Satyaprakash described two previous orders in the case, by former Financial Commissioners (Revenue) Yudhvir Malik and SS Dhillon, as a “Damocles’ sword” hanging on his head. Both had decided the mutation of the MCG on the land should be cancelled in favour of private players.

Though it is unclear who was behind it, their decision was overturned and the mutation restored to MCG on December 18, 2015. It fell on Satyaprakash to “decide” the matter.

“I am specifically writing this as the stakes are too high and as the margin of errors for we (sic.) revenue officials is too small or zero. This is a mess-up due to what we call in public policy as path dependency. Due to an error done in past, we are confused about we need to do but no avail (sic) “, he wrote.

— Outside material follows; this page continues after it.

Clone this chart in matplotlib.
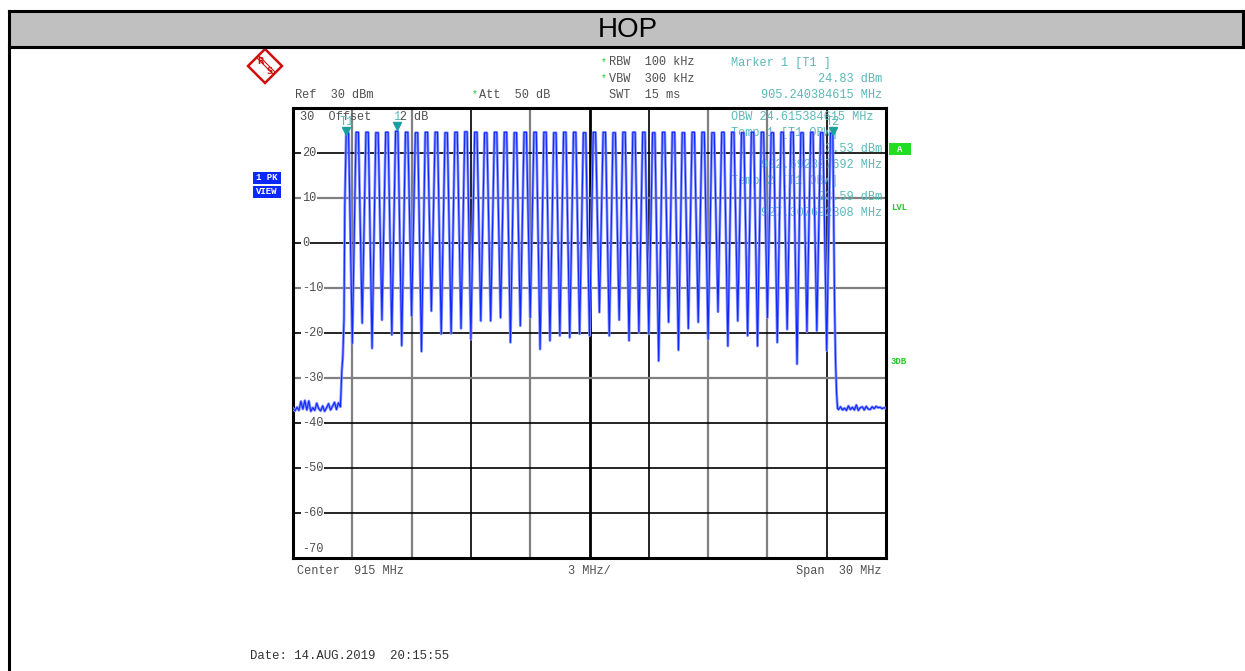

Other documents accessed by The Indian Express reveal that Devender Singh, Principal Secretary (Industries and Commerce Department), wrote to Satyaprakash on November 23, 2016, conveying that the “matter was examined by Chief Secretary and on his recommendations, the Hon’ble Chief Minister has desired that the matter may be adjudicated upon by DC, Gurugram, in his revenue court, in a time-bound manner, not exceeding six weeks”.

Satyaprakash wrote to his successor: “I am writing this to you only to impress upon the spirit of the report so that you will raise appropriate issues before implementing the executive order.”

That eventuality did not come to pass as the government rushed to obtain a stay on Satyaprakash’s order once the details of the case started leaking.

In the same note, a clearly agonised Satyaprakash also raised several questions on the manner in which land went into the possession of private builders and colonisers and the subsequent and selective action taken by the government. “Why the communications went wrong in mid-1950s, why the orders of Sh Harbaksh Singh couldn’t be appropriately countered, how the land was given to TERI and Ansal Valley View, why notice of change in mutation was given to one or few for taking possession of land are some of the issues that need answer. These are all path dependency issues. At best, we can only provide continuity or attempt to provide continuity and accordingly, try to take a best possible measure in the interest of the state,” he wrote.

Satyaprakash, who moved to the sought-after post of Director, Town and Country Planning Department, on the same day he wrote this note, refused to comment on its contents. But he said, “I only referred my order to the office of Chief Secretary, suggesting it should be legally examined”.

Repeated attempts were made to seek Haryana Chief Secretary D S Dhesi’s comments, but he declined.

While replying to the media’s queries on the issue in Gurugram on Tuesday, Chief Minister Manohar Lal Khattar said, “This is a very old issue for which many decisions have been taken in the past. This issue dates back even before the partition of the country and is very complicated. Either the experts could resolve it or it could be forwarded to the Supreme Court of India”.